/ 11 October 2013

Long and short of literary genius

Bang on: Canadian author Alice Munro.
Bang on: Canadian author Alice Munro.

"The Nobel Prize in Literature for 2013 is awarded to the Canadian author Alice Munro, ‘master of the contemporary short story'." 

That pithiness would certainly be approved by Munro, perhaps the greatest and most economical short-story writer since Anton Chekhov. Her admirers, including me, are delighted. And more: we are amazed because each year we have harboured the improbable hope that she would win the greatest literary prize of them all. But that seemed an impossible dream given that the short story often gets short shrift in the esteem of critics and in literary prizes.

The general bias of the high literary establishment against short stories and short fiction is difficult to fathom. After all, Chekhov, Franz Kafka and Nadine Gordimer are counterweights to charges that the short story cannot possibly be freighted with the profundity of the novel. Gordimer's Nobel in 1991, with the citation "who through her magnificent epic writing has – in the words of Alfred Nobel – been of very great benefit to humanity" was a partial nod to the short story.

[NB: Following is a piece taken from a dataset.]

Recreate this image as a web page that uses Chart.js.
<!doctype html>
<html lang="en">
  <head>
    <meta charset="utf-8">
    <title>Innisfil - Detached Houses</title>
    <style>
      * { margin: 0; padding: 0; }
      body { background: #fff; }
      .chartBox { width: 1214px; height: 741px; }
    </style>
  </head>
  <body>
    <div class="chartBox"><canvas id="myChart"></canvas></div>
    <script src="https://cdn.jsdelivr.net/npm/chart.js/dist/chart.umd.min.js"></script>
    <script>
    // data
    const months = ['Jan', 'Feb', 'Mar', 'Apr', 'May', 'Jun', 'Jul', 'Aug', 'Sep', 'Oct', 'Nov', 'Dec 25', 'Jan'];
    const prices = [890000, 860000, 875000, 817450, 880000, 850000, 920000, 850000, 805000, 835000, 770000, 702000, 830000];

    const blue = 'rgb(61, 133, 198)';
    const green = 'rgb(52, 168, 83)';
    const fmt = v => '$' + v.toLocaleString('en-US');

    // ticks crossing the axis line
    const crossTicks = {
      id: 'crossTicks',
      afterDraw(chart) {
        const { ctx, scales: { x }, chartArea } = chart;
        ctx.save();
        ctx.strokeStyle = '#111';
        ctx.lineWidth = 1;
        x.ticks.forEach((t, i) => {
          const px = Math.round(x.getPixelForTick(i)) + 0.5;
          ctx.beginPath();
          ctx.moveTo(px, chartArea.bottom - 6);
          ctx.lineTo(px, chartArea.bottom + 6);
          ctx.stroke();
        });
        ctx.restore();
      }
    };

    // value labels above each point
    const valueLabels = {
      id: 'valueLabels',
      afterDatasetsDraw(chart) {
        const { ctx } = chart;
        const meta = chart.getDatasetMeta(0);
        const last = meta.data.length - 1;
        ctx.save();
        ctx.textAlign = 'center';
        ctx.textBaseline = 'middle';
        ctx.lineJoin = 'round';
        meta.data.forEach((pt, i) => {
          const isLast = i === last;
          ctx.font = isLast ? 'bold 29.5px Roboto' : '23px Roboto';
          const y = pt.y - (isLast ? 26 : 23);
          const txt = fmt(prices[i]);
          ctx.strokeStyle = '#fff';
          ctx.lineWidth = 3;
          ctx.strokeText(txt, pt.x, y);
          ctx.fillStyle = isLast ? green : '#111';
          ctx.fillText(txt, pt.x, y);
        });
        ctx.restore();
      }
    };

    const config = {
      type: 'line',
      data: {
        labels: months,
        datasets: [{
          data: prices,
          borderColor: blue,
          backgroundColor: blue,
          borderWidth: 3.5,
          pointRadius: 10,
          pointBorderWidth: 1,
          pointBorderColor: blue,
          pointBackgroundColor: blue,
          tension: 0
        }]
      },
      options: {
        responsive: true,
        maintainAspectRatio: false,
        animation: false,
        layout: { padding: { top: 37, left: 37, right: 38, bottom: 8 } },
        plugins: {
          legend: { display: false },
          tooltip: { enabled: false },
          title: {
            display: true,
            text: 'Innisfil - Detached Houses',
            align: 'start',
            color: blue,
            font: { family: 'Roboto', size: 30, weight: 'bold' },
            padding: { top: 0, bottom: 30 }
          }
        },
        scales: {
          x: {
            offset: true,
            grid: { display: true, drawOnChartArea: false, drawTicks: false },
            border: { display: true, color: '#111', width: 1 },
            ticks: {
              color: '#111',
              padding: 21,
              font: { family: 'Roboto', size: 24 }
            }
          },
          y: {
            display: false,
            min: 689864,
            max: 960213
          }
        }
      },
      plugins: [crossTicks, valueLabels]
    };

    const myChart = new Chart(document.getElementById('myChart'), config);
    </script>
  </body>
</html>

Of course, Munro has not gone unrecognised: she is a three-times winner of Canada's Governor General's Award for fiction and winner of the 2009 Man Booker International Prize for her lifetime body of work. But it is the Nobel that is the greatest acknowledgement, and which issues the sharpest rebuke of the prejudice towards shorter fiction in the history of the Nobel and in the literary world at large.

The Nobel has come at an acutely poignant time for Munro. Her second husband, Gerald Fremlin, died in April; they had been married since 1976. A few months after his death, Munro in effect announced her retirement. On June 13, minutes after winning the $20 000 Trillium Book Award for Dear Life, her 2012 collection of short stories, she told Canada Post reporter Mark Medley: "It's nice to go out with a bang."

She added: "I'm probably not going to write anymore … I can have people around a lot more, because I'm not always chasing them away so I can work on my novel. My non-novel, I mean." 

That tart reference to novels might have contained a hint of regret, though it is more likely a wry and ironic reflection on how her work has been received and debated.

Those who have appreciated her work claim that Munro's stories carry the emotional profundity of novels. Indeed, is she a master of the short story, or of the novel disguised as a short story?

To read or reread Too Much Happiness, her 2009 collection, is to confront whether these are short stories that think they are novels or novels that think they are short stories. And the collection forms an integrated examination of life and why it is(n't) worth living. 

That biggest existential question of all is at the core of a lifetime of work that has been rooted in and grown from the small and the everyday, and it is in that particularity that her genius resides.